> [What to work on]: Transcribe everything in the data word for word. Pictures are left out.
##########
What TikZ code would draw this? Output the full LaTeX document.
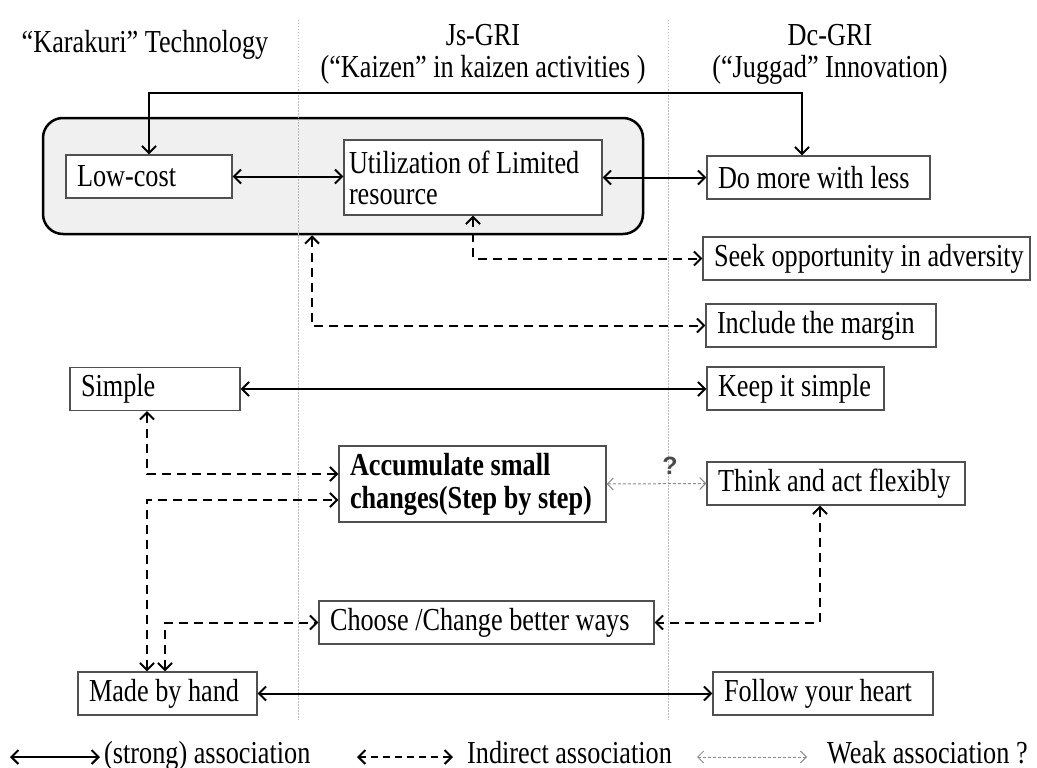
\documentclass[tikz,border=0pt]{standalone}
\usepackage{fontspec}
\setmainfont{Liberation Serif}[FakeStretch=0.82]
\newfontfamily\qfont{Liberation Sans}
\usetikzlibrary{arrows.meta}
\definecolor{boxc}{HTML}{505050}
\definecolor{grpfill}{HTML}{F0F0F0}
\definecolor{vlc}{HTML}{BBBBBB}
\definecolor{weakc}{HTML}{8C8C8C}
\definecolor{qc}{HTML}{4A4A4A}
\newcommand\tx[1]{\mbox{\spaceskip=0pt\xspaceskip=0pt\relax#1}}
\begin{document}
\begin{tikzpicture}[x=1pt,y=-1pt,
  every node/.style={font=\fontsize{32}{31}\selectfont},
  bx/.style={draw=boxc, line width=1.3pt, fill=white, minimum height=43pt,
    inner xsep=11pt, inner ysep=0pt, text width=#1, align=left},
  tipS/.tip={Straight Barb[length=7pt,width=14pt]},
  strong/.style={line width=2pt, tipS-tipS},
  ind/.style={line width=2pt, tipS-tipS, dash pattern=on 9pt off 6pt},
  weak/.style={draw=weakc, line width=1pt, dash pattern=on 3pt off 2pt,
    {Straight Barb[length=6pt,width=12pt]}-{Straight Barb[length=6pt,width=12pt]}},
  vline/.style={draw=vlc, line width=1pt, dash pattern=on 1.5pt off 1.5pt}
]
\useasboundingbox (0,0) rectangle (1037,768);

% grouping box
\node[draw, line width=2.5pt, fill=grpfill, rounded corners=20pt,
  minimum width=600pt, minimum height=116pt, inner sep=0pt] (grp) at (343,176) {};

% column separators
\coordinate (v1t) at (298,20); \coordinate (v1b) at (298,720);
\coordinate (v2t) at (668,20); \coordinate (v2b) at (668,720);
\draw[vline] (v1t) -- (v1b);
\draw[vline] (v2t) -- (v2b);

% headers
\node[align=center] (hk) at (145,45) {“Karakuri” Technology};
\node[align=center, font=\fontsize{32}{32}\selectfont] (hj) at (483,54) {Js-GRI\\(“Kaizen” in kaizen activities )};
\node[align=center, font=\fontsize{32}{32}\selectfont] (hd) at (830,54) {Dc-GRI\\(“Juggad” Innovation)};

% boxes
\node[bx=144pt] (lowcost) at (149,176.5) {Low-cost};
\node[bx=248pt, inner xsep=5pt, minimum height=75pt] (util) at (473,177.5) {\tx{Utilization of Limited}\\resource};
\node[bx=201pt] (domore) at (818.5,177.5) {\tx{Do more with less}};
\node[bx=305pt] (seek) at (866.5,258.5) {\tx{Seek opportunity in adversity}};
\node[bx=208pt] (include) at (821,325.5) {\tx{Include the margin}};
\node[bx=148pt] (simple) at (155,389) {Simple};
\node[bx=155pt] (keep) at (795.5,388.5) {\tx{Keep it simple}};
\node[bx=245pt, minimum height=76pt, font=\fontsize{32}{33}\selectfont\bfseries] (accum) at (472.5,484) {\tx{Accumulate small}\\\tx{changes(Step by step)}};
\node[bx=236pt] (think) at (836,483.5) {\tx{Think and act flexibly}};
\node[bx=313pt] (choose) at (486.5,622.5) {\tx{Choose /Change better ways}};
\node[bx=157pt] (made) at (167.5,693.5) {\tx{Made by hand}};
\node[bx=198pt] (follow) at (823,693.5) {\tx{Follow your heart}};

% helper coordinates
\coordinate (t1) at (149,93);
\coordinate (t2) at (802,93);
\coordinate (g1) at (312,0);
\coordinate (xa) at (147,0);
\coordinate (xb) at (165,0);
\coordinate (xc) at (820,0);

% connectors
\draw[strong] (lowcost.north) -- (t1) -- (t2) -- (t2 |- domore.north);
\draw[strong] (lowcost.east) -- (lowcost.east -| util.west);
\draw[strong] (util.east) -- (util.east -| domore.west);
\draw[ind] (util.south) |- (seek.west);
\draw[ind] (grp.south -| g1) |- (include.west);
\draw[strong] (simple.east) -- (simple.east -| keep.west);
\draw[ind] (simple.south -| xa) |- ([yshift=10pt]accum.west);
\draw[ind] (made.north -| xa) |- ([yshift=-16pt]accum.west);
\draw[ind] (made.north -| xb) |- (choose.west);
\draw[ind] (think.south -| xc) |- (choose.east);
\draw[weak] (accum.east) -- (think.west);
\node[font={\qfont\fontsize{25}{25}\selectfont\bfseries}, text=qc] (q) at (670,466) {?};
\draw[strong] (made.east) -- (follow.west);

% legend
\coordinate (l1s) at (10,757); \coordinate (l1e) at (100,757);
\coordinate (l2s) at (357,757); \coordinate (l2e) at (453,757);
\coordinate (l3s) at (697,757); \coordinate (l3e) at (807,757);
\node[anchor=base west, inner sep=0pt] (lg1) at (104,763) {(strong) association};
\node[anchor=base west, inner sep=0pt] (lg2) at (467,763) {Indirect association};
\node[anchor=base west, inner sep=0pt] (lg3) at (827,763) {Weak association ?};
\draw[strong] (l1s) -- (l1e);
\draw[ind, dash pattern=on 7pt off 5pt] (l2s) -- (l2e);
\draw[weak] (l3s) -- (l3e);
\end{tikzpicture}
\end{document}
##########
> [Solution below]:
What TikZ code would draw this? Output the full LaTeX document.
\documentclass[tikz,border=0pt]{standalone}
\usepackage{fontspec}
\setmainfont{Liberation Serif}[FakeStretch=0.82]
\newfontfamily\qfont{Liberation Sans}
\usetikzlibrary{arrows.meta}
\definecolor{boxc}{HTML}{505050}
\definecolor{grpfill}{HTML}{F0F0F0}
\definecolor{vlc}{HTML}{BBBBBB}
\definecolor{weakc}{HTML}{8C8C8C}
\definecolor{qc}{HTML}{4A4A4A}
\newcommand\tx[1]{\mbox{\spaceskip=0pt\xspaceskip=0pt\relax#1}}
\begin{document}
\begin{tikzpicture}[x=1pt,y=-1pt,
  every node/.style={font=\fontsize{32}{31}\selectfont},
  bx/.style={draw=boxc, line width=1.3pt, fill=white, minimum height=43pt,
    inner xsep=11pt, inner ysep=0pt, text width=#1, align=left},
  tipS/.tip={Straight Barb[length=7pt,width=14pt]},
  strong/.style={line width=2pt, tipS-tipS},
  ind/.style={line width=2pt, tipS-tipS, dash pattern=on 9pt off 6pt},
  weak/.style={draw=weakc, line width=1pt, dash pattern=on 3pt off 2pt,
    {Straight Barb[length=6pt,width=12pt]}-{Straight Barb[length=6pt,width=12pt]}},
  vline/.style={draw=vlc, line width=1pt, dash pattern=on 1.5pt off 1.5pt}
]
\useasboundingbox (0,0) rectangle (1037,768);

% grouping box
\node[draw, line width=2.5pt, fill=grpfill, rounded corners=20pt,
  minimum width=600pt, minimum height=116pt, inner sep=0pt] (grp) at (343,176) {};

% column separators
\coordinate (v1t) at (298,20); \coordinate (v1b) at (298,720);
\coordinate (v2t) at (668,20); \coordinate (v2b) at (668,720);
\draw[vline] (v1t) -- (v1b);
\draw[vline] (v2t) -- (v2b);

% headers
\node[align=center] (hk) at (145,45) {“Karakuri” Technology};
\node[align=center, font=\fontsize{32}{32}\selectfont] (hj) at (483,54) {Js-GRI\\(“Kaizen” in kaizen activities )};
\node[align=center, font=\fontsize{32}{32}\selectfont] (hd) at (830,54) {Dc-GRI\\(“Juggad” Innovation)};

% boxes
\node[bx=144pt] (lowcost) at (149,176.5) {Low-cost};
\node[bx=248pt, inner xsep=5pt, minimum height=75pt] (util) at (473,177.5) {\tx{Utilization of Limited}\\resource};
\node[bx=201pt] (domore) at (818.5,177.5) {\tx{Do more with less}};
\node[bx=305pt] (seek) at (866.5,258.5) {\tx{Seek opportunity in adversity}};
\node[bx=208pt] (include) at (821,325.5) {\tx{Include the margin}};
\node[bx=148pt] (simple) at (155,389) {Simple};
\node[bx=155pt] (keep) at (795.5,388.5) {\tx{Keep it simple}};
\node[bx=245pt, minimum height=76pt, font=\fontsize{32}{33}\selectfont\bfseries] (accum) at (472.5,484) {\tx{Accumulate small}\\\tx{changes(Step by step)}};
\node[bx=236pt] (think) at (836,483.5) {\tx{Think and act flexibly}};
\node[bx=313pt] (choose) at (486.5,622.5) {\tx{Choose /Change better ways}};
\node[bx=157pt] (made) at (167.5,693.5) {\tx{Made by hand}};
\node[bx=198pt] (follow) at (823,693.5) {\tx{Follow your heart}};

% helper coordinates
\coordinate (t1) at (149,93);
\coordinate (t2) at (802,93);
\coordinate (g1) at (312,0);
\coordinate (xa) at (147,0);
\coordinate (xb) at (165,0);
\coordinate (xc) at (820,0);

% connectors
\draw[strong] (lowcost.north) -- (t1) -- (t2) -- (t2 |- domore.north);
\draw[strong] (lowcost.east) -- (lowcost.east -| util.west);
\draw[strong] (util.east) -- (util.east -| domore.west);
\draw[ind] (util.south) |- (seek.west);
\draw[ind] (grp.south -| g1) |- (include.west);
\draw[strong] (simple.east) -- (simple.east -| keep.west);
\draw[ind] (simple.south -| xa) |- ([yshift=10pt]accum.west);
\draw[ind] (made.north -| xa) |- ([yshift=-16pt]accum.west);
\draw[ind] (made.north -| xb) |- (choose.west);
\draw[ind] (think.south -| xc) |- (choose.east);
\draw[weak] (accum.east) -- (think.west);
\node[font={\qfont\fontsize{25}{25}\selectfont\bfseries}, text=qc] (q) at (670,466) {?};
\draw[strong] (made.east) -- (follow.west);

% legend
\coordinate (l1s) at (10,757); \coordinate (l1e) at (100,757);
\coordinate (l2s) at (357,757); \coordinate (l2e) at (453,757);
\coordinate (l3s) at (697,757); \coordinate (l3e) at (807,757);
\node[anchor=base west, inner sep=0pt] (lg1) at (104,763) {(strong) association};
\node[anchor=base west, inner sep=0pt] (lg2) at (467,763) {Indirect association};
\node[anchor=base west, inner sep=0pt] (lg3) at (827,763) {Weak association ?};
\draw[strong] (l1s) -- (l1e);
\draw[ind, dash pattern=on 7pt off 5pt] (l2s) -- (l2e);
\draw[weak] (l3s) -- (l3e);
\end{tikzpicture}
\end{document}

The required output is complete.